■ WRITTEN REQUEST ■
Exactly retype the lines from the one containing "Give me the matplotlib source for this chart." through the one containing "from matplotlib.lines import Line2D"; both ends count, pictures do not.

■ EXTRACTED MATERIAL ■
┌────────

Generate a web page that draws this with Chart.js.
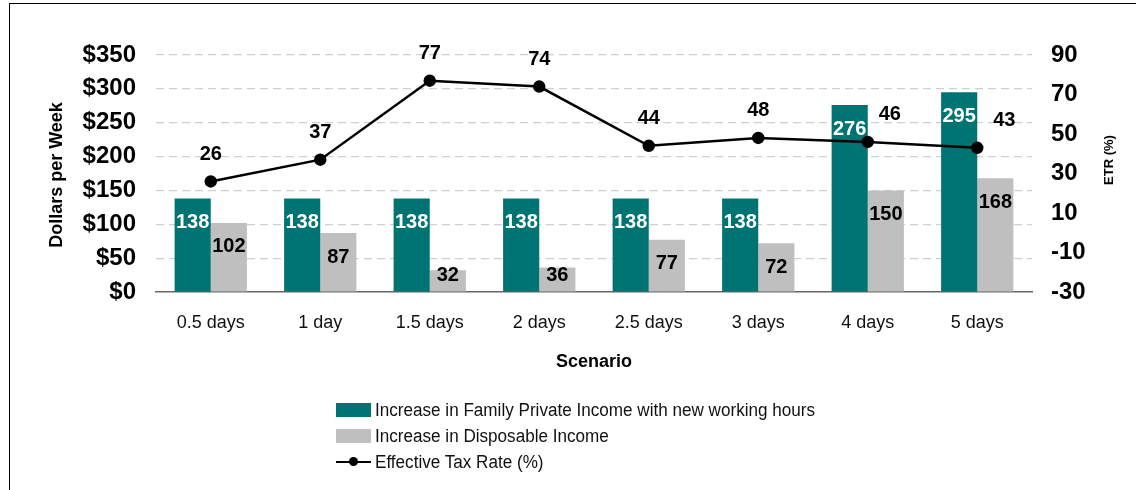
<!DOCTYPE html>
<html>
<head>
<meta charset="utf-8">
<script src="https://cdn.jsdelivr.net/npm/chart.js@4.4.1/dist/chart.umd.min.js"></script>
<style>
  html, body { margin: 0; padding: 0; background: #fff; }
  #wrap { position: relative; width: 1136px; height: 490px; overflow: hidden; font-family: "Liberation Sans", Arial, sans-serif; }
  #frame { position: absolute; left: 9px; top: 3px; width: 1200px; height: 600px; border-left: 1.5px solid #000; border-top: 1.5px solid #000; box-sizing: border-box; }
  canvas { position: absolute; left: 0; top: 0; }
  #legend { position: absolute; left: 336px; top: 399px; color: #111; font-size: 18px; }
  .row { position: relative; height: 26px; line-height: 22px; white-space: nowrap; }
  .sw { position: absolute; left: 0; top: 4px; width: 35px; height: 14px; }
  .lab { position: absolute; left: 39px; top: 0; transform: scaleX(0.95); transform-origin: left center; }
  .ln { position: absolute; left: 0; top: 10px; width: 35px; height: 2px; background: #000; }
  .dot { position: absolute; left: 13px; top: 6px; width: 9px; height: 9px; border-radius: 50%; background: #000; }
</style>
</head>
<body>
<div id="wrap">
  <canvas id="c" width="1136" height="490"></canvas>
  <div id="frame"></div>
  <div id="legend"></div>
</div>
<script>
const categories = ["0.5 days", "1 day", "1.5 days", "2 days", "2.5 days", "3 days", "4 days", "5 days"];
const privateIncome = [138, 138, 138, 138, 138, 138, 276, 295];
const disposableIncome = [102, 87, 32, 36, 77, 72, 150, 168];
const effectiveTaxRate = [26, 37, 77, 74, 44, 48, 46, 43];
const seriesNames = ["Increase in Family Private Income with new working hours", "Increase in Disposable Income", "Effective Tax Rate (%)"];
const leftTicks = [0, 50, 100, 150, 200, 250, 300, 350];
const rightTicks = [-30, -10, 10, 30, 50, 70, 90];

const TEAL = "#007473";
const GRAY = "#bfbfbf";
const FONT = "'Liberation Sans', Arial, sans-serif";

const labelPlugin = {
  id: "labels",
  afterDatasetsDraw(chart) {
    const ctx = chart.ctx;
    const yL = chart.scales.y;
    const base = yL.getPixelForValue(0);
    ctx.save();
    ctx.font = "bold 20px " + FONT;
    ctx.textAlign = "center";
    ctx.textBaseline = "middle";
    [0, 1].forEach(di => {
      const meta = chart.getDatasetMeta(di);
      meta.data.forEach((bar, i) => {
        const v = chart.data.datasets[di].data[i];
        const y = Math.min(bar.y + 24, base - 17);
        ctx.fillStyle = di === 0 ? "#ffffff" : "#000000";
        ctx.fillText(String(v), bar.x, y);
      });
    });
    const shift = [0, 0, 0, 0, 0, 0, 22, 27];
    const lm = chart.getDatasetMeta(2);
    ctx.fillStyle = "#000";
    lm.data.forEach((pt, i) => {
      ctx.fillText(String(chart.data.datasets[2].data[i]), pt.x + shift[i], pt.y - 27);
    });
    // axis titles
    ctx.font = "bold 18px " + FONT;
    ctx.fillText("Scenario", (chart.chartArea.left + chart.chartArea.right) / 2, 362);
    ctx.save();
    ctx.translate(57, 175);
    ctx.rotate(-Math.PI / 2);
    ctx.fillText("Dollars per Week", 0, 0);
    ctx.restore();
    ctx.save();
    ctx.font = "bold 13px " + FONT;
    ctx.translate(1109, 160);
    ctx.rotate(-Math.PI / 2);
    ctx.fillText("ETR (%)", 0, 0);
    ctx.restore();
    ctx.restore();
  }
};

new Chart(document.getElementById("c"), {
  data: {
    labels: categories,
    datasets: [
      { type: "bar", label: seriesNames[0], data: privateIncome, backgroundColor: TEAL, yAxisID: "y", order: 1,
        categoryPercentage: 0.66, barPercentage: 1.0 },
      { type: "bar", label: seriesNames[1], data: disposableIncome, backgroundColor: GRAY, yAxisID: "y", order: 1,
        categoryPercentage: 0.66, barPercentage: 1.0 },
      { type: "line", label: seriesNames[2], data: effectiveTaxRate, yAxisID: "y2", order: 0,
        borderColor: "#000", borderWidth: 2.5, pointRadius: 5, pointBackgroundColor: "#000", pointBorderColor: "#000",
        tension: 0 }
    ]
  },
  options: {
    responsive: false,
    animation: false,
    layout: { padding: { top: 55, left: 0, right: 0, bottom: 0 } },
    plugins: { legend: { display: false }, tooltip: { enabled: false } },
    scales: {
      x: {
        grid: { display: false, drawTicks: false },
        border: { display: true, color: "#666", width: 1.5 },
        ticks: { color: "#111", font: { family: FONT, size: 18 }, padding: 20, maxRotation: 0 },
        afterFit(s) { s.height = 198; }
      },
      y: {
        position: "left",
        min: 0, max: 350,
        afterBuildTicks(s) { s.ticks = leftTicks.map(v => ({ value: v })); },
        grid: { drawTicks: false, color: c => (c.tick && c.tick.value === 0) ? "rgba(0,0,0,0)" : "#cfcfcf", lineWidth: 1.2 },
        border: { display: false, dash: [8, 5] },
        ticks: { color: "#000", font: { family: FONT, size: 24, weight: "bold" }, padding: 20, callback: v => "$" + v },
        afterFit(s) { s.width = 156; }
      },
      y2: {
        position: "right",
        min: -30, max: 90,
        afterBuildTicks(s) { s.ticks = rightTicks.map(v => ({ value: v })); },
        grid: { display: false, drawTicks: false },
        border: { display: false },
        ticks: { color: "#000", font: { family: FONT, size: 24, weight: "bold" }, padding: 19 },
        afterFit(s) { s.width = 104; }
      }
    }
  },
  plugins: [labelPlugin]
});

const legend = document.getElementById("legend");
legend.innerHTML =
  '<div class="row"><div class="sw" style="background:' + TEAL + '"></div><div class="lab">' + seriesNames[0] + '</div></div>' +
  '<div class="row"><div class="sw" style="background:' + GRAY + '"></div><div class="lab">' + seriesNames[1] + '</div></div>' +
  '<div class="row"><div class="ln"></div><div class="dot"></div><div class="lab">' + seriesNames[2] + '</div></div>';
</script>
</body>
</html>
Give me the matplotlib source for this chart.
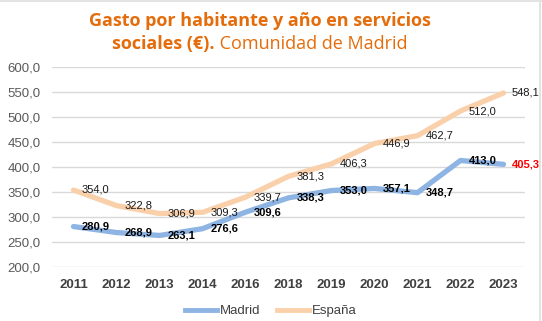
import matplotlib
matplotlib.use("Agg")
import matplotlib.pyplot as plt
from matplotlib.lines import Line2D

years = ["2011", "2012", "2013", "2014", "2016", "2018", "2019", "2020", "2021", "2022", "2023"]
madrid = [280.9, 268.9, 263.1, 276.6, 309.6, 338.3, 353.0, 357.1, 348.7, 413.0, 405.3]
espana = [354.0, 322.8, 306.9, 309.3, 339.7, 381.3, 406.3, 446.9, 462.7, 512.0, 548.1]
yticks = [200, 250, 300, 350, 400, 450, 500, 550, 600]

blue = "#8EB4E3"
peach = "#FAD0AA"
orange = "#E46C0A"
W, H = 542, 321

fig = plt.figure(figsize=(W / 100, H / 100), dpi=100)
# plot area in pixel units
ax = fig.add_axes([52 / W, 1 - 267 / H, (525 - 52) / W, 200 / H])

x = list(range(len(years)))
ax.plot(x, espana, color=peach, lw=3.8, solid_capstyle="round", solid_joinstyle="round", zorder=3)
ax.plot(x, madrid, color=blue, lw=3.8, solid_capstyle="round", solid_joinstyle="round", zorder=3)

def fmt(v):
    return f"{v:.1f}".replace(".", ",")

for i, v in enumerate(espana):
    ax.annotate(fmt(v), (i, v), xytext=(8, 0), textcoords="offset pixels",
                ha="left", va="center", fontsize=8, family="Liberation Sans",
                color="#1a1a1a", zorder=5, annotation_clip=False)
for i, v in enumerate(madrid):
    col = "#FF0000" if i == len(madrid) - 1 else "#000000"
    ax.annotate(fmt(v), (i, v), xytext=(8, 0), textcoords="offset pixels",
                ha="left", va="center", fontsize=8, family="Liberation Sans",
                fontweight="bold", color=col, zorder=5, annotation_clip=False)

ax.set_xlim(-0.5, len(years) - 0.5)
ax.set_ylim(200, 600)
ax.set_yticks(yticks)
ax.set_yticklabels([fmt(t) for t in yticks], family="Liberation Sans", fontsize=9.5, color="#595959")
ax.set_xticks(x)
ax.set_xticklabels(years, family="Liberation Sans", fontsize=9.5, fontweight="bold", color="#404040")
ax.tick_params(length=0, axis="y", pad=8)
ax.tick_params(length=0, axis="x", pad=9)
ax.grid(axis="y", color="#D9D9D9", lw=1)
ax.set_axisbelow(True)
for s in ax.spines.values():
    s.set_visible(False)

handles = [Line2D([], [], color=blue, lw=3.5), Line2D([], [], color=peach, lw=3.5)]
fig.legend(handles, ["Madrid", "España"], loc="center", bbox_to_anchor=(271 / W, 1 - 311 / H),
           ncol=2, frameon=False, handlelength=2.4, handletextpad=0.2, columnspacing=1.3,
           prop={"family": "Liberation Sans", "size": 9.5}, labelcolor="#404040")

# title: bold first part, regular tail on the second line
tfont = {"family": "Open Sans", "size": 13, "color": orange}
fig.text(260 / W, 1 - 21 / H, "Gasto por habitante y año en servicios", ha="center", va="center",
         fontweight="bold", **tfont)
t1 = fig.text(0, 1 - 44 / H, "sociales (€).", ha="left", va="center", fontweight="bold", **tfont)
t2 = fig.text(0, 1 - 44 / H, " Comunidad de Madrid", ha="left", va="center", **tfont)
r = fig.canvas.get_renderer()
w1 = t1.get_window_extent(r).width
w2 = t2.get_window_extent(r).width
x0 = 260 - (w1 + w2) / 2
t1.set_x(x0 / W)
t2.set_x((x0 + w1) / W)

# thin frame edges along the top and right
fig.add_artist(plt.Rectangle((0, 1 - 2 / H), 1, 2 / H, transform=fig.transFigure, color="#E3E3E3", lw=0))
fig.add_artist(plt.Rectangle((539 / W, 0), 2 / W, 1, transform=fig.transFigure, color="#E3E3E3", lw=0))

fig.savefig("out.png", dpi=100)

└────────
┌────────

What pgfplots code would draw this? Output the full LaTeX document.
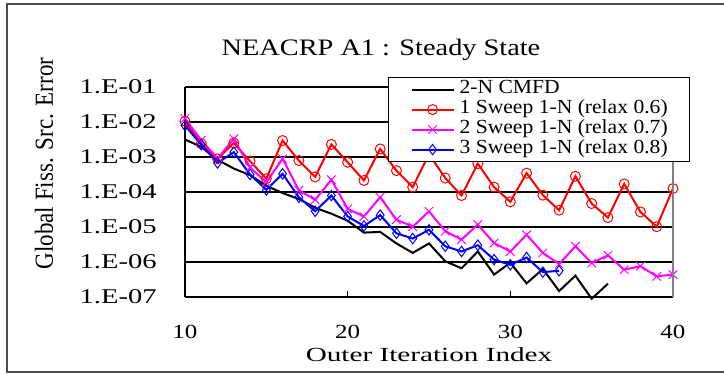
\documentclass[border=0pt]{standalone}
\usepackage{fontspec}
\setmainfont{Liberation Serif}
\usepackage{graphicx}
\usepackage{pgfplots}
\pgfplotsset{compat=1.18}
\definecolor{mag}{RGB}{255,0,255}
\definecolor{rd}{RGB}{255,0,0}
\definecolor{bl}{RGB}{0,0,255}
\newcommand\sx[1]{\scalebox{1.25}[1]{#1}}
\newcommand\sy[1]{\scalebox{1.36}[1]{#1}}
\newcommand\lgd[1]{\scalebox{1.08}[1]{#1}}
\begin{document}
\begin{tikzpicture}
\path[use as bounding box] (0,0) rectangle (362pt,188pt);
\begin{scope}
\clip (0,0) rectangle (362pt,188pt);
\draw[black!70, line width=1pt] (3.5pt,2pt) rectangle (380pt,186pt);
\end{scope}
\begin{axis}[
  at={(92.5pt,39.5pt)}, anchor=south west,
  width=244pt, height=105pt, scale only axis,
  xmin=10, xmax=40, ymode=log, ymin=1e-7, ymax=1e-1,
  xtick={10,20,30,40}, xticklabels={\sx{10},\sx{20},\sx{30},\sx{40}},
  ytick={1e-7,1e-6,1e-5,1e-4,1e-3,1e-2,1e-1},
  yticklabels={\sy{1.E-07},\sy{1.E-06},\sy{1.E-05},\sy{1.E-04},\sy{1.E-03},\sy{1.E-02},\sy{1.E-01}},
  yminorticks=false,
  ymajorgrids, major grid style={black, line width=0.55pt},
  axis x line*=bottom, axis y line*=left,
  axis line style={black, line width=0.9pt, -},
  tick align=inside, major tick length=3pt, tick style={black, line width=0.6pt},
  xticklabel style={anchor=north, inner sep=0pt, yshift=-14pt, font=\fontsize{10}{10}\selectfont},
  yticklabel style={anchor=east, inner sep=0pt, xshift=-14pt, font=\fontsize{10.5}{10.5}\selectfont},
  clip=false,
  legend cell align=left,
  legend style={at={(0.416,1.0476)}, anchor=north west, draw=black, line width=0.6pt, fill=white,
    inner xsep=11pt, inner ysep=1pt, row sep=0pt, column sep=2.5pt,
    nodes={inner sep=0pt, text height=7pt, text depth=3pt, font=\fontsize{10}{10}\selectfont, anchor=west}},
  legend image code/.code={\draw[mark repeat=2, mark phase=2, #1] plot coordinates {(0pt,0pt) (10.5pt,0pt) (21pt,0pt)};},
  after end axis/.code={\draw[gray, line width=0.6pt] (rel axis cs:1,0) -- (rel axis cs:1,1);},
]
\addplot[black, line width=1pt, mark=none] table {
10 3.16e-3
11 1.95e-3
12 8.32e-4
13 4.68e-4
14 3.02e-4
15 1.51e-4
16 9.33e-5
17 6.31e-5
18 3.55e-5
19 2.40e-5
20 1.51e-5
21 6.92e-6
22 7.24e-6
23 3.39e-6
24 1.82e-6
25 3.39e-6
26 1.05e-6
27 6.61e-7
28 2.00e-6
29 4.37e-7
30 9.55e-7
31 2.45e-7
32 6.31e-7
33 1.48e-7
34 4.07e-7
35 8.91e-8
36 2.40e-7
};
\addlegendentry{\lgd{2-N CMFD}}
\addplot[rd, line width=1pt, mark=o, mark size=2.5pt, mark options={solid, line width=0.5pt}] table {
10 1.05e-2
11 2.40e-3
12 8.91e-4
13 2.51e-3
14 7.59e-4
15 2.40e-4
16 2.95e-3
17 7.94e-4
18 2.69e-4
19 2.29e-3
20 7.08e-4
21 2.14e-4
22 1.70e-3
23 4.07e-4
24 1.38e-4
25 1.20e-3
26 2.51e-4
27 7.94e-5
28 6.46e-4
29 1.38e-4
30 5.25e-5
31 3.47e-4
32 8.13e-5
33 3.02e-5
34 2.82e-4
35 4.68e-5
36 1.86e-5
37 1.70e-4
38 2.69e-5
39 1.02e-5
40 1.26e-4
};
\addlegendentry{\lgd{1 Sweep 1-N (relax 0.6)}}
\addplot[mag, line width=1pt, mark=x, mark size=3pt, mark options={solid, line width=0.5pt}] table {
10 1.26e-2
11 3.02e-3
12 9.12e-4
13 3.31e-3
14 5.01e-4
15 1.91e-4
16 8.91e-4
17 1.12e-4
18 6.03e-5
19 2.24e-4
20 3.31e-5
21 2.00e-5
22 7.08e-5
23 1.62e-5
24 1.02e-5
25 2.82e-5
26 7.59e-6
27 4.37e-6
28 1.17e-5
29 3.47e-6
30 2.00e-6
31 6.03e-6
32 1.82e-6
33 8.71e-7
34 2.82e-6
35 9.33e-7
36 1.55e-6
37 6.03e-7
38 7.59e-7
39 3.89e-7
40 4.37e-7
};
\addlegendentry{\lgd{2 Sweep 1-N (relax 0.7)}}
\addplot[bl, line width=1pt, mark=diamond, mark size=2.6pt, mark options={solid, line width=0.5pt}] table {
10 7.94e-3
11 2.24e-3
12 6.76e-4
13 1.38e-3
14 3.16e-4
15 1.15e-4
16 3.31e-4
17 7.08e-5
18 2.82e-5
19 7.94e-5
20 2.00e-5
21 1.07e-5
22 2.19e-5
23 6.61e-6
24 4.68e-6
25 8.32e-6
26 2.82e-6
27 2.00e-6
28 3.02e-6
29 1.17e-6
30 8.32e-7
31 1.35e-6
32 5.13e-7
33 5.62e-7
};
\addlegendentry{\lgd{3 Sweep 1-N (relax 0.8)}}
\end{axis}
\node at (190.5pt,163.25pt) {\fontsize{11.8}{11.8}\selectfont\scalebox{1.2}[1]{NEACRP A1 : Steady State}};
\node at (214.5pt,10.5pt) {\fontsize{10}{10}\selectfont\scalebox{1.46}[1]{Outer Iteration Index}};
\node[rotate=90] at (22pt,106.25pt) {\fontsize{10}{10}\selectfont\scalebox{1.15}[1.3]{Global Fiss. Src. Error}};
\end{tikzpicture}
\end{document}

└────────
┌────────

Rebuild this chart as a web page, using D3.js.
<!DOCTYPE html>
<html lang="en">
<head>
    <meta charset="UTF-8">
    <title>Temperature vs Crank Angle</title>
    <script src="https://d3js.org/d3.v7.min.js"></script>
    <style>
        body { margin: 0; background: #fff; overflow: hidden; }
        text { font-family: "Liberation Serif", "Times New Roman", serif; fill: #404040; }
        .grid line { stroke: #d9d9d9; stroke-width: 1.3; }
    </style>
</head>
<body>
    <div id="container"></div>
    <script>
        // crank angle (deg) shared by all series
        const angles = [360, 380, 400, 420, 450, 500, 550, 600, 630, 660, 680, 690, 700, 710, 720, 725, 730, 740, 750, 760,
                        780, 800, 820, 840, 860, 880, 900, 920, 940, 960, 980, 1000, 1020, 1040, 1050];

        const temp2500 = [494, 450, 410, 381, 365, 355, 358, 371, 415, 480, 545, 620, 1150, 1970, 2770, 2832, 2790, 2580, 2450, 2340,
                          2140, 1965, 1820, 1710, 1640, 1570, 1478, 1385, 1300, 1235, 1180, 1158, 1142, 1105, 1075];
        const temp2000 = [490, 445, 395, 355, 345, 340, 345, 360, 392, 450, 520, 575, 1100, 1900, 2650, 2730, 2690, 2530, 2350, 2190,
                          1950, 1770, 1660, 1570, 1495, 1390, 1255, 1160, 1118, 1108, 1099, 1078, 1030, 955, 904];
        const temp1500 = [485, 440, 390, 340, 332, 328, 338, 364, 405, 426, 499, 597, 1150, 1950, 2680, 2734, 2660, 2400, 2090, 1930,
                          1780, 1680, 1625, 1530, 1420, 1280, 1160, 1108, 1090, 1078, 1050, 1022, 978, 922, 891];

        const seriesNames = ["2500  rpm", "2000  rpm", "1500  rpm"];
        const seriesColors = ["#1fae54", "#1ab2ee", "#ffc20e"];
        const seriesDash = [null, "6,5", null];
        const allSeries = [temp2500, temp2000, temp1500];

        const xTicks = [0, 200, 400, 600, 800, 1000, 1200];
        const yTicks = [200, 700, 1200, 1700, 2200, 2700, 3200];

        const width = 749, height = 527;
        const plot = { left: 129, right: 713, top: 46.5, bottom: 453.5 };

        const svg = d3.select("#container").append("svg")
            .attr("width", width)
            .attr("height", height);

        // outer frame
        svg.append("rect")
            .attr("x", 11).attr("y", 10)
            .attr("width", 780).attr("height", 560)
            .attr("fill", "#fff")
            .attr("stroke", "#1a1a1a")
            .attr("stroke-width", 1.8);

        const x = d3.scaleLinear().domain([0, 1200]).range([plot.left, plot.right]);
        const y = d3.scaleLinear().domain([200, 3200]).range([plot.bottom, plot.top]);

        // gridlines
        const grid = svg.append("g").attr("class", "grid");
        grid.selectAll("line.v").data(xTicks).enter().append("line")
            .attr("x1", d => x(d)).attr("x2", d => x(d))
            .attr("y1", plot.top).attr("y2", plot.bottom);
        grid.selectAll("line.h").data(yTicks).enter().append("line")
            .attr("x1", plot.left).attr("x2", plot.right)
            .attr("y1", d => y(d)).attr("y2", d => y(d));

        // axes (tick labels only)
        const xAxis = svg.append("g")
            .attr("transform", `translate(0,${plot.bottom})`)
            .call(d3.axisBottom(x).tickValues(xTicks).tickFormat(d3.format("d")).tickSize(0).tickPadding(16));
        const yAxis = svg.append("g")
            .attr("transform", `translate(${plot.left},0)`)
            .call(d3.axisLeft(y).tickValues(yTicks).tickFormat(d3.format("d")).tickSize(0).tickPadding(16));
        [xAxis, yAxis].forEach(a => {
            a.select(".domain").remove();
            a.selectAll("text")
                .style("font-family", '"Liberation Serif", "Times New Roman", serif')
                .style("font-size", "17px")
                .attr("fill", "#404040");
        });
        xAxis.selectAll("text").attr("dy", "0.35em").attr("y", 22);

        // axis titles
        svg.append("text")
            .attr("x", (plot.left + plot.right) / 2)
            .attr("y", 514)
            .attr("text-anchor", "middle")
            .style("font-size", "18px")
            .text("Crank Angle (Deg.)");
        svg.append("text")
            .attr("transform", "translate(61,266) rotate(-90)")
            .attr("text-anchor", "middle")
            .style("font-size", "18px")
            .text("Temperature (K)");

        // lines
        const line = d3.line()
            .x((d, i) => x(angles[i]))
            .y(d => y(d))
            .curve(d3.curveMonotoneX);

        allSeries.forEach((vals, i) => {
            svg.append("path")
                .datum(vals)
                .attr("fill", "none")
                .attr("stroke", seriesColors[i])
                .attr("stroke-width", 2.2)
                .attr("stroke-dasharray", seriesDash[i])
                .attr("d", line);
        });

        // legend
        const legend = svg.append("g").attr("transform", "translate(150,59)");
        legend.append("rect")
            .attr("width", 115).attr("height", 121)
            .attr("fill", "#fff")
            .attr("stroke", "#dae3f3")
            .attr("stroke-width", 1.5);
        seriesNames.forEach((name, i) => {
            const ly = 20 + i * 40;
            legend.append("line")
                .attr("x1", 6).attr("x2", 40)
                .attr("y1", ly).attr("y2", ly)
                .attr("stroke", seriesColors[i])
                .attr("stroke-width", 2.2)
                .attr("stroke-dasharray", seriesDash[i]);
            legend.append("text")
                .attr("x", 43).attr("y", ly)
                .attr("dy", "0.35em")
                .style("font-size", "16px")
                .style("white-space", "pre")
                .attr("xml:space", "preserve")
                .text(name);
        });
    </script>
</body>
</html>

└────────

■ THE COMPLETED TASK ■
Give me the matplotlib source for this chart.
import matplotlib
matplotlib.use("Agg")
import matplotlib.pyplot as plt
from matplotlib.lines import Line2D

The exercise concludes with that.